Black Friday sales. Picture: REUTERS/Sarah Silbiger
Black Friday sales. Picture: REUTERS/Sarah Silbiger

Not all businesses tried to make a buck off Black Friday. A few shops in Joburg’s 44 Stanley precinct, for example, decided to steer well clear.

Elizabeth Kading, owner of Five8ths, says the handmade shirts her shop sells "cost what they cost".

"They take many hours to create. Each of them is a work of art, so we don’t push up the price to offer sales at a later time."

She also raises concerns about the ethics of production — ensuring that those who contribute to the supply chain earn decent wages.

It’s a point echoed by Nicola Luther, owner of fashion retailer Lunar. "We work our pricing out based on labour and our fabric cost. We don’t have huge margins, and we pay our labour fair wages."

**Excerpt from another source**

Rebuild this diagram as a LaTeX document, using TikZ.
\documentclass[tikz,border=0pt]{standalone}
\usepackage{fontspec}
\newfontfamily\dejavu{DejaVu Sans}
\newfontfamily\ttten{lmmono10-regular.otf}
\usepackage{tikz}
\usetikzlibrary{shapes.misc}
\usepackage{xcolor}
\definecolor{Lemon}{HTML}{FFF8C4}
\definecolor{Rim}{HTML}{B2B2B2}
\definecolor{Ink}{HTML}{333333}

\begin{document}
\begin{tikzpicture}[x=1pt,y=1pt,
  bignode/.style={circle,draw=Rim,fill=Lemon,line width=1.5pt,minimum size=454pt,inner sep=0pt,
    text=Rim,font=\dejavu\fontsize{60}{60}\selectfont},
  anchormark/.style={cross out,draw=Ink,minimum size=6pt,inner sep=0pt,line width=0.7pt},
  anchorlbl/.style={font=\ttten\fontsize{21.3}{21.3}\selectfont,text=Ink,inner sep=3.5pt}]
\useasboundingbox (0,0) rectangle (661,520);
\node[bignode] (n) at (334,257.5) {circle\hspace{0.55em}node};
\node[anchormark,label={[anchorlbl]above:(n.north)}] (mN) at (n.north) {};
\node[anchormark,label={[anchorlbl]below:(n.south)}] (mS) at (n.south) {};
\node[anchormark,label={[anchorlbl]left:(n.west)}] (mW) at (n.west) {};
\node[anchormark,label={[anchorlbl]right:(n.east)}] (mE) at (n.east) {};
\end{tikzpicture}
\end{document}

Unlike large retailers, which mass-produce their products, Luther says her niche, handmade items don’t generate sufficient margin for huge discounts.

"The cost is directly related to the labour," she says. "It’s not like a big factory … it’s to respect the time the individual put in — to not commoditise that."

After five years of participating in Black Friday — and being "put under extreme pressure to mark down stock" — Mr Vinyl owner Bret Dugmore has "dropped the concept". Instead, he’s focusing on birthday specials for his record store, which he says offers him "freedom and flexibility to extend beyond the traditional concept of Black Friday".

"We have DJs playing; we make a whole event out of our birthday … There are a whole lot of records that we are marking down by 50%. Those are proper sales."